Now I have hard lock of host when I'm trying to do `rmmmod openvswitch`. Hard lock appears on vanilla-sources-3.9.7 also. it looks grsec changes nothing in kernel behaviour.
(In reply to Marcin Mirosław from comment #8) > Now I have hard lock of host when I'm trying to do `rmmmod openvswitch`. > Hard lock appears on vanilla-sources-3.9.7 also. it looks grsec changes > nothing in kernel behaviour. Okay this is purely a vanilla issue, so I'll send it their way.
1. Is something written to log (eg. /var/log/messages) before the hard lock? 2. Are you still able to us Magic SysRq? [1] 3. Is this sys-apps/kmod or something else? Which version? 3. Which kernel version was the last working version? 4. Can you try a later version (3.9.7) and a development version (3.10-rc7)? It would be nice to know if it work(ed|s) at some point so we can inspect what changes have been done that have caused this. Also, if there is a chance that there is some kind of output being written before hard lock then that would be very useful debugging information. [1]: http://en.wikipedia.org/wiki/Magic_SysRq_key
Ad.1. No Ad.2. Rather no. Firstly I have access to console using IPMI - it isn't very reliable. Pressing any key doesn't wake up console from blanking, I didn't test magic Sysrq. I'll try to do it. Ad.3. [ebuild R ] sys-apps/kmod-12-r1 USE="tools -debug -doc -lzma -static-libs -zlib" Ad.4. I didn't try. I'm using openvswitch newly Ad.5. I'll try. It's production machine, I can't reboot it too frequently:) I can't promise I'll do it in this week. I'll try to reproduce problem in VM, it would be easier to make tests.
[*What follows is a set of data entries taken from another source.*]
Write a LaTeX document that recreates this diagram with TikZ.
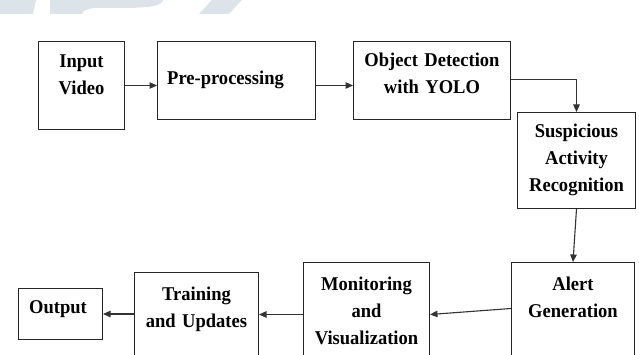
\documentclass[tikz,border=0pt]{standalone}
\usepackage{fontspec}
\setmainfont{Liberation Serif}[FakeStretch=0.95]
\usetikzlibrary{arrows.meta}

\definecolor{wmark}{RGB}{221,228,233}
\tikzset{
    box/.style={draw=black!85, line width=1pt, inner sep=0pt, anchor=north west},
    lbl/.style={font=\fontsize{19.5}{27}\selectfont\bfseries, inner sep=0pt},
    ml/.style={lbl, align=center, text width=150pt, anchor=base},
    arr/.style={draw=black!80, line width=1.1pt, -{Triangle[length=7.5pt,width=6.5pt]}}
}

\begin{document}
\begin{tikzpicture}[x=1pt, y=-1pt]
    \useasboundingbox (0,0) rectangle (639,355);
    \clip (0,0) rectangle (639,355);

    % Watermark
    \fill[wmark] (0,0) -- (36,0) -- (33,14) -- (0,14) -- cycle;
    \fill[wmark] (50,0) -- (163,0) .. controls (162,6) and (150,8) .. (120,8)
        -- (95,8) .. controls (86,9) and (83,11) .. (82,14) -- (50,14) -- cycle;
    \fill[wmark] (212,0) -- (242,0) -- (229,14) -- (199,14) -- cycle;

    % Boxes
    \foreach \name/\x/\y/\w/\h in {
        input/38/41/86/88,
        pre/157/41/158/78,
        obj/353/41/157/78,
        susp/517/112/118/96,
        alert/511/262/123/104,
        mon/303/262/126/104,
        train/134/272/124/94,
        output/18/288/84/51
    } {
        \node[box, minimum width=\w pt, minimum height=\h pt] (\name) at (\x,\y) {};
    }

    % Box texts
    \foreach \name/\dy/\txt in {
        input/27/{Input\\Video},
        obj/26/{Object Detection\\with YOLO},
        susp/26/{Suspicious\\Activity\\Recognition},
        alert/28/{Alert\\Generation},
        mon/28/{Monitoring\\and\\Visualization},
        train/28/{Training\\and Updates}
    } {
        \node[ml] (\name-txt) at ([yshift=-\dy pt]\name.north) {\txt};
    }
    \node[lbl, anchor=base west] (pre-txt) at (167,85) {Pre-processing};
    \node[lbl, anchor=base west] (output-txt) at (29,313) {Output};

    % Flow
    \draw[arr] (input.east) -- (input.east -| pre.west);
    \draw[arr] ([yshift=-5pt]pre.east) -- ([yshift=-5pt]pre.east -| obj.west);
    \draw[arr] ([yshift=1pt]obj.east) -| (susp.north);
    \draw[arr] (susp.south) -- (alert.north);
    \draw[arr] ([yshift=6pt]alert.west) -- (mon.east);
    \draw[arr] (mon.west) -- (mon.west -| train.east);
    \draw[arr] (output.east -| train.west) -- (output.east);
\end{tikzpicture}
\end{document}
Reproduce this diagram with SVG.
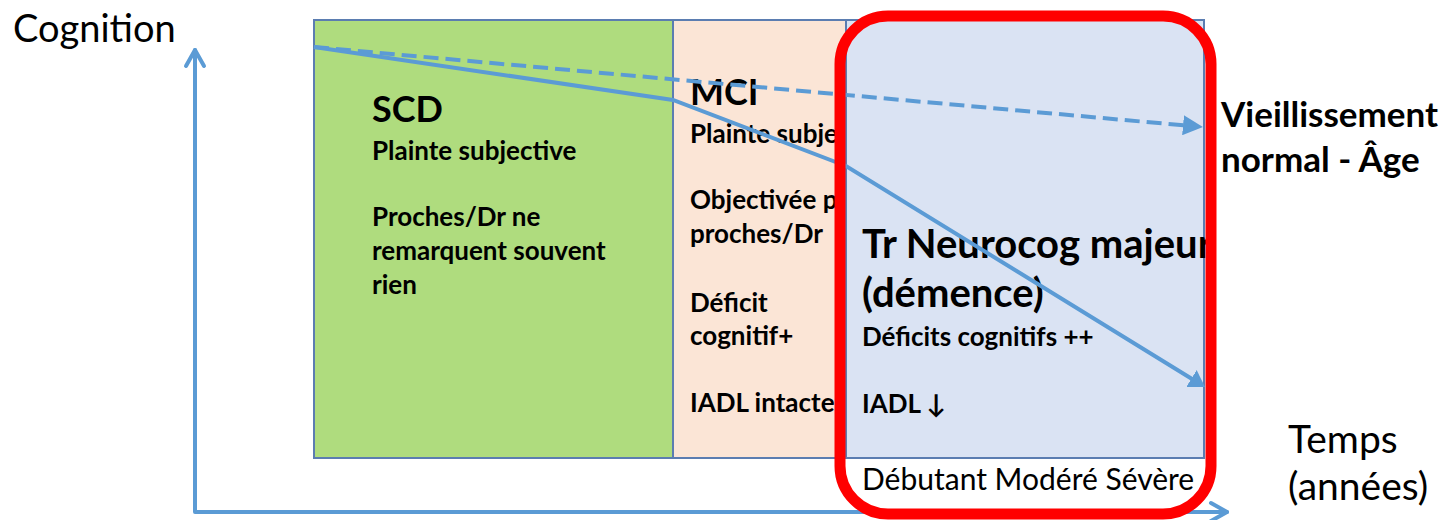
<svg xmlns="http://www.w3.org/2000/svg" width="1444" height="520" viewBox="0 0 1444 520">
<style>
.box{stroke:#5B7DB1;stroke-width:2}
.t{font-family:Lato,"Open Sans","Liberation Sans",sans-serif;fill:#000}
.b{font-weight:bold;font-size:26px}
.h{font-weight:bold;font-size:36px}
.h2{font-weight:bold;font-size:40px}
.side{font-weight:bold;font-size:35px}
.r{font-weight:normal}
.trend{fill:none;stroke:#5B9BD5;stroke-width:4}
.axis{fill:none;stroke:#5B9BD5;stroke-width:4;stroke-linecap:round;stroke-linejoin:round}
</style>
<defs>
<marker id="tri" viewBox="0 0 20 20" refX="8" refY="10" markerWidth="20" markerHeight="20" markerUnits="userSpaceOnUse" orient="auto">
<path d="M0,0 L20,10 L0,20 z" fill="#5B9BD5"/>
</marker>
<marker id="tri2" viewBox="0 0 16 20" refX="8" refY="10" markerWidth="16" markerHeight="20" markerUnits="userSpaceOnUse" orient="auto">
<path d="M0,0 L16,10 L0,20 z" fill="#5B9BD5"/>
</marker>
</defs>
<rect width="1444" height="520" fill="#fff"/>
<g id="scd">
<rect class="box" x="314" y="20" width="359" height="438" fill="#AFDC7E"/>
<text class="t h" x="372" y="122">SCD</text>
<text class="t b" x="372" y="160">Plainte subjective</text>
<text class="t b" x="372" y="226">Proches/Dr ne</text>
<text class="t b" x="372" y="260">remarquent souvent</text>
<text class="t b" x="372" y="294">rien</text>
</g>
<g id="mci">
<rect class="box" x="673" y="20" width="173" height="438" fill="#FBE5D6"/>
<text class="t h" x="690" y="105">MCI</text>
<text class="t b" x="690" y="143">Plainte subjective</text>
<text class="t b" x="690" y="209">Objectivée par</text>
<text class="t b" x="690" y="243">proches/Dr</text>
<text class="t b" x="690" y="312">Déficit</text>
<text class="t b" x="690" y="345">cognitif+</text>
<text class="t b" x="690" y="412">IADL intactes</text>
</g>
<g id="demence">
<rect class="box" x="846" y="20" width="358" height="438" fill="#DAE3F3"/>
<text class="t h2" x="862" y="258">Tr Neurocog majeur</text>
<text class="t h2" x="862" y="307">(démence)</text>
<text class="t b" x="862" y="346">Déficits cognitifs ++</text>
<text class="t b" x="862" y="413">IADL ↓</text>
<text class="t r" x="862" y="490" font-size="30">Débutant Modéré Sévère</text>
</g>
<g id="labels">
<text class="t r" x="13" y="42" font-size="38">Cognition</text>
<text class="t side" x="1221" y="127">Vieillissement</text>
<text class="t side" x="1221" y="172">normal - Âge</text>
<text class="t r" x="1288" y="453" font-size="39">Temps</text>
<text class="t r" x="1288" y="500" font-size="39">(années)</text>
</g>
<g id="connectors">
<path class="trend" d="M314,47 L1191,126" stroke-dasharray="15 7" marker-end="url(#tri)"/>
<path class="trend" d="M314,47 L673,100 L846,166 L1198.2,382.8" stroke-width="3.5" marker-end="url(#tri2)"/>
<path class="axis" d="M195,50 L195,512 L1227,512"/>
<path class="axis" d="M186,66 L195,50 L204,66"/>
<path class="axis" d="M1211,503 L1227,512 L1211,521"/>
</g>
<g id="highlight">
<rect x="840" y="16" width="371" height="498" rx="48" fill="none" stroke="#FF0000" stroke-width="11"/>
</g>
</svg>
Have you since been able to reproduce this? Did you try a more recent kernel? As for the original call trace, I just noted this line: > [36079.368177] [<ffffffff81031056>] ? native_pax_close_kernel+0x26/0x40 That call is not present in a vanilla kernel, that makes inspecting this harder. Could you obtain us a new call trace for vanilla sources without PaX?
I've tried to reproduce problem on host and inside vm (with gentoo-sources and with hardened-sources). Without success. I've also tried on 3.9.4-hardened-r1, again without success.
(In reply to Marcin Mirosław from comment #13) > I've tried to reproduce problem on host and inside vm (with gentoo-sources > and with hardened-sources). Without success. I've also tried on > 3.9.4-hardened-r1, again without success. I'm confused. Is the bug in comment 0 reproduceable or not?
Anthony, when I did tests two days ago I couldn't reproduce it. Maybe because I changed a little configuration of openvswitch, dunno. Maybe it was a some kind of glitch.
(In reply to Marcin Mirosław from comment #15) > Anthony, when I did tests two days ago I couldn't reproduce it. Maybe > because I changed a little configuration of openvswitch, dunno. Maybe it was > a some kind of glitch. Please reopen this bug if you get this again in the future, thank you in advance.